By Bethany Blankley | The Center Square
Texas Democratic Congressman Filemon Vela has called on the Secretary of Health and Human Services and administrators within the Centers for Medicare and Medicaid Services to renew Texas’ Medicaid Section 1115 waiver and several Medicaid managed care directed payment programs after several programs have expired and lack funding.
Vela wrote that CMS must “work swiftly” with Texas “to resolve any outstanding issues and reach agreement” to renew the waiver.
“The recent expiration of a number of programs that provide health care services to vulnerable communities in Texas has led to vast uncertainty for both patients and providers,” he said.
Annual financial support to these programs totals $6.3 billion.
According to CMS, several programs that fall under the 1115 waiver, primarily used by low-income women and children, are either pending or terminated. They include Texas Healthy Women (pending), a quality improvement program (pending), and women’s health waiver (expired).
Section 1115 is part of the Social Security Act (section 1915), which allows states to test new or existing ways to deliver and pay for health care services in Medicaid and the Children’s Health Insurance Program (CHIP).
Not long after Biden took office, his administration rescinded the waiver, not because of any material issues pertaining to the application but because of a procedural issue with the paperwork. Liz Richter, acting administrator for CMS, wrote in an April 15 letter to Texas officials that its approval was rescinded because “it did not go through the full federal rulemaking process.”

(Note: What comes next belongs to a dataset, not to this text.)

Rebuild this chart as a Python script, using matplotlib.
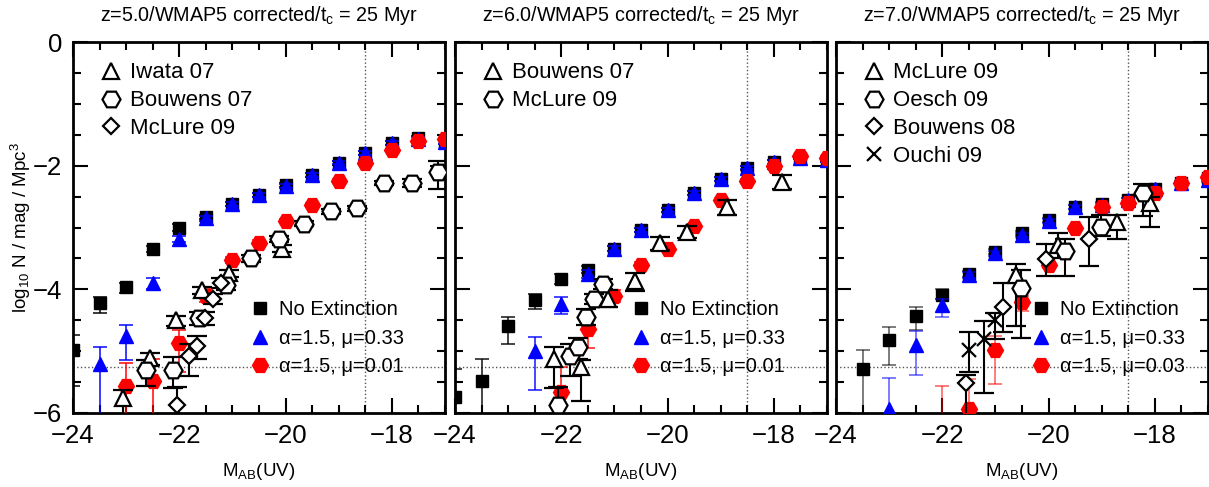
#!/usr/bin/env python3
"""
UV luminosity functions at z=5, 6, 7: model curves vs. observations.
"""

import numpy as np
import matplotlib
matplotlib.use('Agg')
import matplotlib.pyplot as plt
from matplotlib.ticker import MultipleLocator

plt.rcParams['font.family'] = ['Liberation Sans', 'DejaVu Sans']
plt.rcParams['mathtext.fontset'] = 'custom'
plt.rcParams['mathtext.rm'] = 'Liberation Sans'
plt.rcParams['mathtext.it'] = 'Liberation Sans:italic'
plt.rcParams['mathtext.bf'] = 'Liberation Sans:bold'

nan = np.nan

# magnitude bins of the model luminosity functions
mag = [-24.0, -23.5, -23.0, -22.5, -22.0, -21.5, -21.0, -20.5,
       -20.0, -19.5, -19.0, -18.5, -18.0, -17.5, -17.0]

# ---------------- z = 5 ----------------
noext5 = [-4.98, -4.22, -3.97, -3.35, -3.00, -2.83, -2.62, -2.48, -2.31, -2.15, -1.96, -1.79, -1.63, -1.55, -1.62]
noext5_em = [0.59, 0.17, 0.09, 0.05, 0.05, 0.04, 0.03, 0.03, 0.03, 0.03, 0.03, 0.03, 0.03, 0.03, 0.03]
noext5_ep = [0.24, 0.10, 0.07, 0.05, 0.05, 0.04, 0.03, 0.03, 0.03, 0.03, 0.03, 0.03, 0.03, 0.03, 0.03]
dust5 = [nan, -5.20, -4.75, -3.90, -3.19, -2.85, -2.62, -2.48, -2.33, -2.15, -1.95, -1.79, -1.63, -1.57, -1.62]
dust5_em = [0, 1.00, 0.39, 0.10, 0.05, 0.04, 0.03, 0.03, 0.03, 0.03, 0.03, 0.03, 0.03, 0.03, 0.03]
dust5_ep = [0, 0.27, 0.17, 0.09, 0.05, 0.04, 0.03, 0.03, 0.03, 0.03, 0.03, 0.03, 0.03, 0.03, 0.03]
mu5 = [nan, nan, -5.56, -5.49, -4.87, -4.10, -3.53, -3.25, -2.89, -2.63, -2.24, -1.96, -1.75, -1.60, -1.57]
mu5_em = [0, 0, 1.00, 1.00, 0.46, 0.10, 0.05, 0.04, 0.03, 0.03, 0.03, 0.02, 0.02, 0.02, 0.02]
mu5_ep = [0, 0, 0.37, 0.36, 0.21, 0.10, 0.05, 0.04, 0.03, 0.03, 0.03, 0.02, 0.02, 0.02, 0.02]

iwata07_x = [-23.06, -22.56, -22.07, -21.57, -21.07, -20.07]
iwata07_y = [-5.76, -5.11, -4.50, -4.01, -3.74, -3.34]
iwata07_em = [0.60, 0.12, 0.09, 0.06, 0.06, 0.05]
iwata07_ep = [0.14, 0.08, 0.07, 0.05, 0.05, 0.05]

bouwens07z5_x = [-22.63, -22.12, -21.63, -21.12, -20.65, -20.13, -19.65, -19.15, -18.65, -18.15, -17.63, -17.13]
bouwens07z5_y = [-5.30, -5.30, -4.47, -3.93, -3.50, -3.19, -2.94, -2.74, -2.69, -2.28, -2.28, -2.10]
bouwens07z5_em = [0.27, 0.30, 0.10, 0.08, 0.06, 0.05, 0.04, 0.04, 0.04, 0.04, 0.06, 0.28]
bouwens07z5_ep = [0.16, 0.21, 0.10, 0.08, 0.06, 0.05, 0.04, 0.04, 0.04, 0.04, 0.06, 0.18]

mclure09z5_x = [-22.05, -21.82, -21.67, -21.52, -21.37, -21.21]
mclure09z5_y = [-5.87, -5.08, -4.92, -4.47, -4.16, -3.90]
mclure09z5_em = [0.60, 0.32, 0.20, 0.10, 0.08, 0.08]
mclure09z5_ep = [0.29, 0.20, 0.17, 0.10, 0.08, 0.08]

# ---------------- z = 6 ----------------
noext6 = [-5.74, -5.48, -4.60, -4.18, -3.84, -3.68, -3.34, -3.04, -2.72, -2.44, -2.22, -2.04, -1.94, -1.87, -1.91]
noext6_em = [0.60, 1.00, 0.28, 0.14, 0.07, 0.05, 0.04, 0.03, 0.03, 0.03, 0.03, 0.03, 0.03, 0.03, 0.03]
noext6_ep = [0.45, 0.36, 0.16, 0.10, 0.08, 0.05, 0.04, 0.03, 0.03, 0.03, 0.03, 0.03, 0.03, 0.03, 0.03]
dust6 = [nan, nan, nan, -4.99, -4.23, -3.75, -3.34, -3.04, -2.72, -2.44, -2.21, -2.03, -1.94, -1.87, -1.91]
dust6_em = [0, 0, 0, 0.63, 0.17, 0.06, 0.04, 0.03, 0.03, 0.03, 0.03, 0.03, 0.03, 0.03, 0.03]
dust6_ep = [0, 0, 0, 0.22, 0.10, 0.06, 0.04, 0.03, 0.03, 0.03, 0.03, 0.03, 0.03, 0.03, 0.03]
mu6 = [nan, nan, nan, nan, -5.66, -4.64, -4.11, -3.61, -3.34, -2.98, -2.56, -2.25, -2.01, -1.85, -1.87]
mu6_em = [0, 0, 0, 0, 0.80, 0.31, 0.10, 0.05, 0.04, 0.03, 0.03, 0.03, 0.02, 0.02, 0.02]
mu6_ep = [0, 0, 0, 0, 0.41, 0.20, 0.10, 0.05, 0.04, 0.03, 0.03, 0.03, 0.02, 0.02, 0.02]

bouwens07z6_x = [-22.14, -21.62, -21.12, -20.61, -20.14, -19.64, -18.88, -17.85]
bouwens07z6_y = [-5.12, -5.26, -4.15, -3.86, -3.25, -3.07, -2.67, -2.26]
bouwens07z6_em = [0.48, 0.54, 0.14, 0.17, 0.11, 0.10, 0.13, 0.12]
bouwens07z6_ep = [0.18, 0.12, 0.14, 0.12, 0.10, 0.10, 0.11, 0.11]

mclure09z6_x = [-22.06, -21.83, -21.68, -21.54, -21.39, -21.22]
mclure09z6_y = [-5.87, -5.08, -4.93, -4.45, -4.16, -3.92]
mclure09z6_em = [0.60, 0.32, 0.20, 0.13, 0.08, 0.08]
mclure09z6_ep = [0.29, 0.20, 0.15, 0.13, 0.08, 0.08]

# ---------------- z = 7 ----------------
noext7 = [nan, -5.29, -4.82, -4.43, -4.09, -3.75, -3.39, -3.09, -2.88, -2.67, -2.62, -2.55, -2.37, -2.28, -2.20]
noext7_em = [0, 0.80, 0.40, 0.22, 0.06, 0.05, 0.04, 0.03, 0.03, 0.03, 0.03, 0.03, 0.03, 0.03, 0.03]
noext7_ep = [0, 0.31, 0.21, 0.14, 0.10, 0.05, 0.04, 0.03, 0.03, 0.03, 0.03, 0.03, 0.03, 0.03, 0.03]
dust7 = [nan, nan, -5.93, -4.90, -4.25, -3.77, -3.42, -3.12, -2.89, -2.67, -2.64, -2.55, -2.38, -2.28, -2.23]
dust7_em = [0, 0, 0.60, 0.49, 0.20, 0.05, 0.04, 0.03, 0.03, 0.03, 0.03, 0.03, 0.03, 0.03, 0.03]
dust7_ep = [0, 0, 0.49, 0.23, 0.09, 0.05, 0.04, 0.03, 0.03, 0.03, 0.03, 0.03, 0.03, 0.03, 0.03]
mu7 = [nan, nan, nan, nan, -6.30, -5.93, -4.98, -4.20, -3.61, -3.01, -2.67, -2.60, -2.44, -2.28, -2.18]
mu7_em = [0, 0, 0, 0, 0.50, 0.50, 0.55, 0.15, 0.05, 0.04, 0.03, 0.03, 0.03, 0.02, 0.02]
mu7_ep = [0, 0, 0, 0, 0.74, 0.48, 0.23, 0.10, 0.05, 0.04, 0.03, 0.03, 0.03, 0.02, 0.02]

mclure09z7_x = [-20.61, -19.82, -18.72, -18.10]
mclure09z7_y = [-3.77, -3.28, -2.91, -2.61]
mclure09z7_em = [0.82, 0.22, 0.28, 0.38]
mclure09z7_ep = [0.18, 0.19, 0.11, 0.10]

oesch09_x = [-20.51, -19.70, -19.01, -18.22]
oesch09_y = [-3.98, -3.38, -2.99, -2.44]
oesch09_em = [0.81, 0.40, 0.15, 0.37]
oesch09_ep = [0.29, 0.20, 0.20, 0.14]

bouwens08_x = [-21.55, -20.85, -20.04, -19.24]
bouwens08_y = [-5.51, -4.29, -3.51, -3.19]
bouwens08_em = [0.60, 0.40, 0.27, 0.44]
bouwens08_ep = [0.12, 0.39, 0.25, 0.36]

ouchi09_x = [-21.50, -21.22, -21.01]
ouchi09_y = [-4.98, -4.81, -4.50]
ouchi09_em = [0.35, 0.87, 0.31]
ouchi09_ep = [0.29, 0.30, 0.12]

# completeness limits (dotted guide lines)
mag_limit = -18.5
density_limit = -5.26

# open-symbol styles for the observational samples
OBS_STYLE = {
    'tri': dict(marker='^', ms=11),
    'hex': dict(marker='H', ms=13),
    'dia': dict(marker='D', ms=8.5),
    'x': dict(marker='x', ms=10),
}

panels = [
    dict(title='z=5.0/WMAP5 corrected/t$_{\\rm c}$ = 25 Myr',
         models=[(noext5, noext5_em, noext5_ep), (dust5, dust5_em, dust5_ep), (mu5, mu5_em, mu5_ep)],
         mu_label='\u03b1=1.5, \u03bc=0.01',
         obs=[('Iwata 07', 'tri', iwata07_x, iwata07_y, iwata07_em, iwata07_ep),
              ('Bouwens 07', 'hex', bouwens07z5_x, bouwens07z5_y, bouwens07z5_em, bouwens07z5_ep),
              ('McLure 09', 'dia', mclure09z5_x, mclure09z5_y, mclure09z5_em, mclure09z5_ep)],
         left=73, low_leg_x=0.4745, ealpha=0.9),
    dict(title='z=6.0/WMAP5 corrected/t$_{\\rm c}$ = 25 Myr',
         models=[(noext6, noext6_em, noext6_ep), (dust6, dust6_em, dust6_ep), (mu6, mu6_em, mu6_ep)],
         mu_label='\u03b1=1.5, \u03bc=0.01',
         obs=[('Bouwens 07', 'tri', bouwens07z6_x, bouwens07z6_y, bouwens07z6_em, bouwens07z6_ep),
              ('McLure 09', 'hex', mclure09z6_x, mclure09z6_y, mclure09z6_em, mclure09z6_ep)],
         left=455, low_leg_x=0.472, ealpha=0.85),
    dict(title='z=7.0/WMAP5 corrected/t$_{\\rm c}$ = 25 Myr',
         models=[(noext7, noext7_em, noext7_ep), (dust7, dust7_em, dust7_ep), (mu7, mu7_em, mu7_ep)],
         mu_label='\u03b1=1.5, \u03bc=0.03',
         obs=[('McLure 09', 'tri', mclure09z7_x, mclure09z7_y, mclure09z7_em, mclure09z7_ep),
              ('Oesch 09', 'hex', oesch09_x, oesch09_y, oesch09_em, oesch09_ep),
              ('Bouwens 08', 'dia', bouwens08_x, bouwens08_y, bouwens08_em, bouwens08_ep),
              ('Ouchi 09', 'x', ouchi09_x, ouchi09_y, ouchi09_em, ouchi09_ep)],
         left=836, low_leg_x=0.523, ealpha=0.6),
]

MODEL_STYLE = [
    dict(marker='s', ms=8.5, color='black', label='No Extinction'),
    dict(marker='^', ms=10, color='#0000ff', label='\u03b1=1.5, \u03bc=0.33'),
    dict(marker='H', ms=11.5, color='#ff0000', label=None),
]

W, H = 1209, 487


def draw_panel(fig, p, first):
    ax = fig.add_axes([p['left'] / W, (H - 413) / H, 372 / W, 371 / H])
    ax.set_xlim(-24, -17)
    ax.set_ylim(-6, 0)

    ax.axhline(density_limit, ls=':', color='#555555', lw=1.0, zorder=1)
    ax.axvline(mag_limit, ls=':', color='#555555', lw=1.0, zorder=1)

    model_handles = []
    for i, ((y, em, ep), st) in enumerate(zip(p['models'], MODEL_STYLE)):
        cont = ax.errorbar(mag, y, yerr=[em, ep], fmt=st['marker'], ms=st['ms'],
                           color=st['color'], mec=st['color'], ecolor=st['color'],
                           elinewidth=1.2, capsize=5, capthick=1.2, zorder=3 + i)
        for art in list(cont[1]) + list(cont[2]):
            art.set_alpha(p['ealpha'])
        model_handles.append(cont[0])

    obs_handles = []
    for label, kind, x, y, em, ep in p['obs']:
        st = OBS_STYLE[kind]
        mfc = 'white' if kind != 'x' else 'black'
        cont = ax.errorbar(x, y, yerr=[em, ep], fmt=st['marker'], ms=st['ms'],
                           mfc=mfc, mec='black', mew=1.6, color='black',
                           ecolor='black', elinewidth=1.5, capsize=7, capthick=1.5,
                           zorder=7)
        obs_handles.append(cont[0])

    leg1 = ax.legend(obs_handles, [o[0] for o in p['obs']], loc='upper left',
                     bbox_to_anchor=(0.073, 0.945), frameon=False, fontsize=16,
                     borderpad=0, borderaxespad=0, handlelength=1.0,
                     handletextpad=0.36, labelspacing=0.31)
    ax.add_artist(leg1)
    labels = [MODEL_STYLE[0]['label'], MODEL_STYLE[1]['label'], p['mu_label']]
    ax.legend(model_handles, labels, loc='lower left',
              bbox_to_anchor=(p['low_leg_x'], 0.099), frameon=False, fontsize=14.5,
              borderpad=0, borderaxespad=0, handlelength=1.0,
              handletextpad=0.45, labelspacing=0.48)

    ax.set_title(p['title'], fontsize=14.2, pad=15)

    ax.xaxis.set_major_locator(MultipleLocator(2))
    ax.xaxis.set_minor_locator(MultipleLocator(0.5))
    ax.yaxis.set_major_locator(MultipleLocator(2))
    ax.yaxis.set_minor_locator(MultipleLocator(0.5))
    ax.tick_params(which='both', direction='in', top=True, right=True, width=1.5)
    ax.tick_params(which='major', length=11, labelsize=18.5, pad=8)
    ax.tick_params(which='minor', length=6)
    if not first:
        ax.tick_params(labelleft=False)
    else:
        ax.set_ylabel('log$_{10}$ N / mag / Mpc$^3$', fontsize=13.5)
        ax.yaxis.set_label_coords(-0.108, 0.5)

    ax.set_xlabel('M$_{\\rm AB}$(UV)', fontsize=13.5)
    ax.xaxis.set_label_coords(0.5, -0.13)

    for sp in ax.spines.values():
        sp.set_linewidth(2)
    return ax


def main():
    fig = plt.figure(figsize=(W / 100, H / 100), dpi=100)
    for i, p in enumerate(panels):
        draw_panel(fig, p, i == 0)
    fig.savefig('out.png', dpi=100)


if __name__ == '__main__':
    main()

The extension, which was scheduled to run through 2030, would have provided $11 billion per year in health care funding to Texas, including for uncompensated care.
Texas Attorney General Ken Paxton sued, arguing, “The Biden Administration cannot simply breach a contract and topple Texas’s Medicaid system without warning. This disgusting and unlawful abuse of power aimed at sovereign states must end.”
In August, U.S. District Judge J. Campbell Barker sided with Texas.
Yet three months later, the state still hasn’t received funding and it’s taking its toll on poorer communities like those along the border in Vela’s district.
“State health care providers fear that without financial support from these payment programs, many of the gains made in increasing access to health care services for the most vulnerable will be undermined and longstanding disparities in health outcomes for the underserved populations living in Texas’ urban and rural communities will be further exacerbated,” Vela said.
He asked the Biden administration to come up with an immediate, short-term solution since “further delays threaten the stability of the existing safety net.”
David Balat, who leads health care initiatives at the Texas Public Policy Foundation, told The Center Square, “It’s clear from the actions of CMS that it is more important to them to expand Medicaid to able-bodied adults than it is to fund important safety net programs aimed at women and children. Medicaid was created to protect these populations and we need to do what we can to improve the current Medicaid program, not suffocate existing programs in favor of political ideology.”
Rejecting the waiver was seen as an attempt to push Texas into participating in the federal government’s oversight of the Affordable Care Act’s Medicaid expansion, a move Texas continues to reject.
The Washington Post reported earlier this year that the administration had already forced a dozen holdout states to accept Medicaid expansion by rescinding funding or through other measures.
If Texas were to participate, it would receive $3.9 billion in funding over two years and more than two million uninsured individuals would be eligible to receive Medicaid coverage, the Post reported.
Paxton described Biden’s “attempt to force our state into expanding Medicaid – the Biden Administration’s ultimate goal” – as “deplorable” and “illegal.”
CMS hasn’t yet issued a statement or a response to Vela’s request.